Schools earn the "persistently dangerous" (PDS) label from the state Education Department if they accumulate two years of reported incidents that rise above a certain violence-index threshold.

This summer, parents, education leaders and staff at P.S. 191 were caught off guard by the state's designation of the school as "persistently dangerous," not realizing that the high rate of incidents the previous year had set them up for receiving the designation that can't be changed until August. 

While members of Community Education Council 3 agree that keeping schools off the PDS list — both in terms of on-the-ground safety and the harm to a school's reputation and recruitment efforts — is crucial, there was disagreement with the district's superintendent about how to achieve that.  

Incident reports for P.S. 191 from this school year are not confidential but not yet available online. Department of Education Superintendent Ilene Altschul has so far refused to share them with CEC 3, said member Kim Watkins, who requested the data.

Watkins, who was co-president of the PTA at P.S. 191 when the PDS designation was delivered, witnessed the damage to the school's reputation and wants to prevent any other district school from facing the same fate, she said. 

Though the new principal at P.S. 191 was not aware of the high level of incidents at the school when she began last fall, Altschul said principals in the district are currently aware of incident data. They're also working on any issues "internally," she said.
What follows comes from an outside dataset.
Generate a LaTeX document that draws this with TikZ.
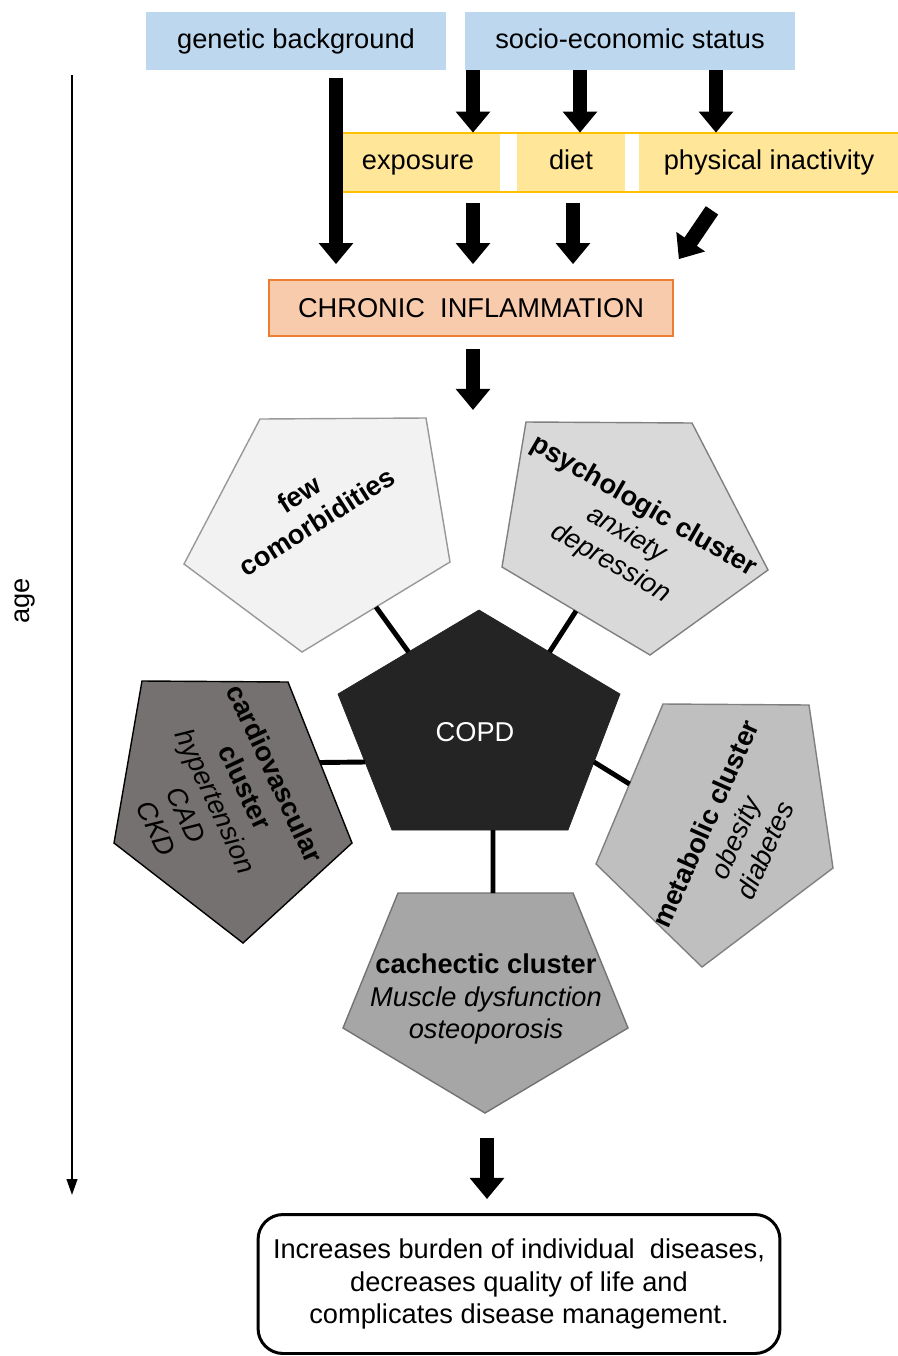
\documentclass[tikz,border=0pt]{standalone}
\usepackage{fontspec}
\setmainfont{Liberation Sans}
\usetikzlibrary{arrows.meta,calc}

\definecolor{boxblue}{HTML}{BDD7EE}
\definecolor{boxyellow}{HTML}{FFE699}
\definecolor{lineyellow}{HTML}{FFC000}
\definecolor{boxpeach}{HTML}{F8CBAD}
\definecolor{lineorange}{HTML}{ED7D31}
\definecolor{fewfill}{HTML}{F2F2F2}
\definecolor{psychfill}{HTML}{D9D9D9}
\definecolor{copdfill}{HTML}{242424}
\definecolor{cardiofill}{HTML}{767171}
\definecolor{metabfill}{HTML}{BFBFBF}
\definecolor{cachfill}{HTML}{A6A6A6}

\begin{document}
\begin{tikzpicture}[x=0.02cm,y=0.02cm,
  every node/.style={inner sep=0pt, font=\fontsize{15.5}{18.6}\selectfont},
  topbox/.style={fill=boxblue, minimum height=1.16cm, text height=11pt, text depth=3pt},
  factor/.style={fill=boxyellow, minimum height=1.18cm, text height=11pt, text depth=3pt},
  inflambox/.style={fill=boxpeach, draw=lineorange, line width=1pt, minimum width=8.08cm, minimum height=1.12cm},
  outcomebox/.style={draw, line width=1.7pt, rounded corners=0.5cm, minimum width=10.44cm, minimum height=2.78cm, align=center},
  bigarrow/.style={line width=8.5pt, -{Triangle[width=19pt,length=12pt]}},
  pent/.style={line width=0.8pt},
  spoke/.style={line width=2.8pt},
  clusterlabel/.style={align=center}]
\useasboundingbox (0,0) rectangle (898,-1356);

% causes
\node[topbox, minimum width=6cm] (genetic) at (296,-41) {genetic background};
\node[topbox, minimum width=6.6cm] (socio) at (630,-41) {socio-economic status};
\node[factor, minimum width=3.28cm] (exposure) at (418,-162.5) {exposure};
\node[factor, minimum width=2.16cm] (diet) at (571,-162.5) {diet};
\node[factor, minimum width=5.2cm] (inactivity) at (769,-162.5) {physical inactivity};
\draw[lineyellow, line width=1.2pt] (exposure.north west) rectangle (inactivity.south east);
\node[inflambox] (inflam) at (471,-308) {CHRONIC \ INFLAMMATION};

\draw[bigarrow] ($(genetic.south)+(40,-8)$) -- ($(inflam.north)+(-135,15)$);
\draw[bigarrow] ($(socio.south)+(-157,0)$) -- ($(exposure.north)+(55,0)$);
\draw[bigarrow] ($(socio.south)+(-50,0)$) -- ($(diet.north)+(9,0)$);
\draw[bigarrow] ($(socio.south)+(86,0)$) -- ($(inactivity.north)+(-53,0)$);
\draw[bigarrow] ($(exposure.south)+(55,-11)$) -- ($(inflam.north)+(2,15)$);
\draw[bigarrow] ($(diet.south)+(2,-11)$) -- ($(inflam.north)+(102,15)$);
\draw[bigarrow] ($(inactivity.south)+(-57,-18)$) -- ($(inflam.north east)+(5,20)$);
\coordinate (copdin) at (473,-410);
\draw[bigarrow] ($(inflam.south)+(2,-12)$) -- (copdin);

% comorbidity clusters
\draw[pent, draw=gray!80, fill=fewfill] (260,-419) coordinate (f1) -- (426,-418) coordinate (f2)
  -- (450,-562) coordinate (f3) -- (302,-652) coordinate (f4) -- (184,-564) coordinate (f5) -- cycle;
\draw[pent, draw=gray, fill=psychfill] (526,-422) coordinate (p1) -- (692,-423) coordinate (p2)
  -- (768,-570) coordinate (p3) -- (650,-655) coordinate (p4) -- (502,-567) coordinate (p5) -- cycle;
\draw[copdfill, fill=copdfill] (479,-610) coordinate (c1) -- (620,-694) coordinate (c2)
  -- (568,-830) coordinate (c3) -- (392,-830) coordinate (c4) -- (338,-694) coordinate (c5) -- cycle;
\draw[pent, draw=black, fill=cardiofill] (142,-681) coordinate (v1) -- (288,-682) coordinate (v2)
  -- (352,-843) coordinate (v3) -- (243,-943) coordinate (v4) -- (114,-843) coordinate (v5) -- cycle;
\draw[pent, draw=gray, fill=metabfill] (663,-704) coordinate (m1) -- (809,-705) coordinate (m2)
  -- (833,-868) coordinate (m3) -- (702,-967) coordinate (m4) -- (596,-864) coordinate (m5) -- cycle;
\draw[pent, draw=gray!90!black, fill=cachfill] (398,-893) coordinate (k1) -- (573,-893) coordinate (k2)
  -- (628,-1028) coordinate (k3) -- (485,-1113) coordinate (k4) -- (343,-1028) coordinate (k5) -- cycle;

\node[text=white] (copd) at (475,-732) {COPD};
\node[clusterlabel, rotate=32.5] (few) at (308,-508) {\textbf{few}\\\textbf{comorbidities}};
\node[clusterlabel, rotate=-30] (psych) at (627,-535) {\textbf{psychologic cluster}\\\textit{anxiety}\\\textit{depression}};
\node[clusterlabel, rotate=-65] (cardio) at (216,-801) {\textbf{cardiovascular}\\\textbf{cluster}\\\textit{hypertension}\\\textit{CAD}\\\textit{CKD}};
\node[clusterlabel, rotate=66] (metab) at (735,-837) {\textbf{metabolic cluster}\\\textit{obesity}\\\textit{diabetes}};
\node[clusterlabel] (cach) at (486,-999) {\textbf{cachectic cluster}\\\textit{Muscle dysfunction}\\\textit{osteoporosis}};

\draw[spoke] ($(f3)!.5!(f4)$) -- ($(c1)!.5!(c5)$);
\draw[spoke] ($(p4)!.5!(p5)$) -- ($(c1)!.5!(c2)$);
\draw[spoke] ($(v2)!.5!(v3)$) -- ($(c5)!.5!(c4)$);
\draw[spoke] ($(m1)!.5!(m5)$) -- ($(c2)!.5!(c3)$);
\draw[spoke] ($(k1)!.543!(k2)$) -- ($(c4)!.574!(c3)$);

% outcome
\node[outcomebox] (outcome) at (519,-1284) {Increases burden of individual \ diseases,\\decreases quality of life and\\complicates disease management.};
\draw[bigarrow] ($(k4)+(2,-25)$) -- ($(outcome.north)+(-32,14)$);

% age axis
\coordinate (agetop) at (72,-75);
\coordinate (agebottom) at (72,-1195);
\draw[line width=1.1pt, -{Triangle[width=6pt,length=9pt]}] (agetop) -- (agebottom);
\node[rotate=90] (age) at (25,-601) {age};
\end{tikzpicture}
\end{document}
But some members argued the strategy doesn't go far enough and that PTA leaders, the School Leadership Team and parents should be informed and part of the solution. 

"We have a responsibility to understand what’s going on at these schools. We have an additional responsibility for parents to know what the safety issues are at these schools," Watkins said. 

"Stakeholders can put measures in place to prevent a second year of bad data," she added. 

But Altschul is concerned about information going public. 

By sharing data on violent incidents, as well as the school's potential to land on the PDS list, "you’re now putting a label on a school that could potentially hurt incoming students and families. You’re going to open this can of worms," she said.

CEC 3 member Nan Mead suggested that Altschul share the information with the council so that it could communicate with schools directly. 

But CEC 3 and Altschul did not reach an agreement on how to proceed regarding the release of information. 

"I don’t think we deserve to have another school on the [PDS] list," Watkins said.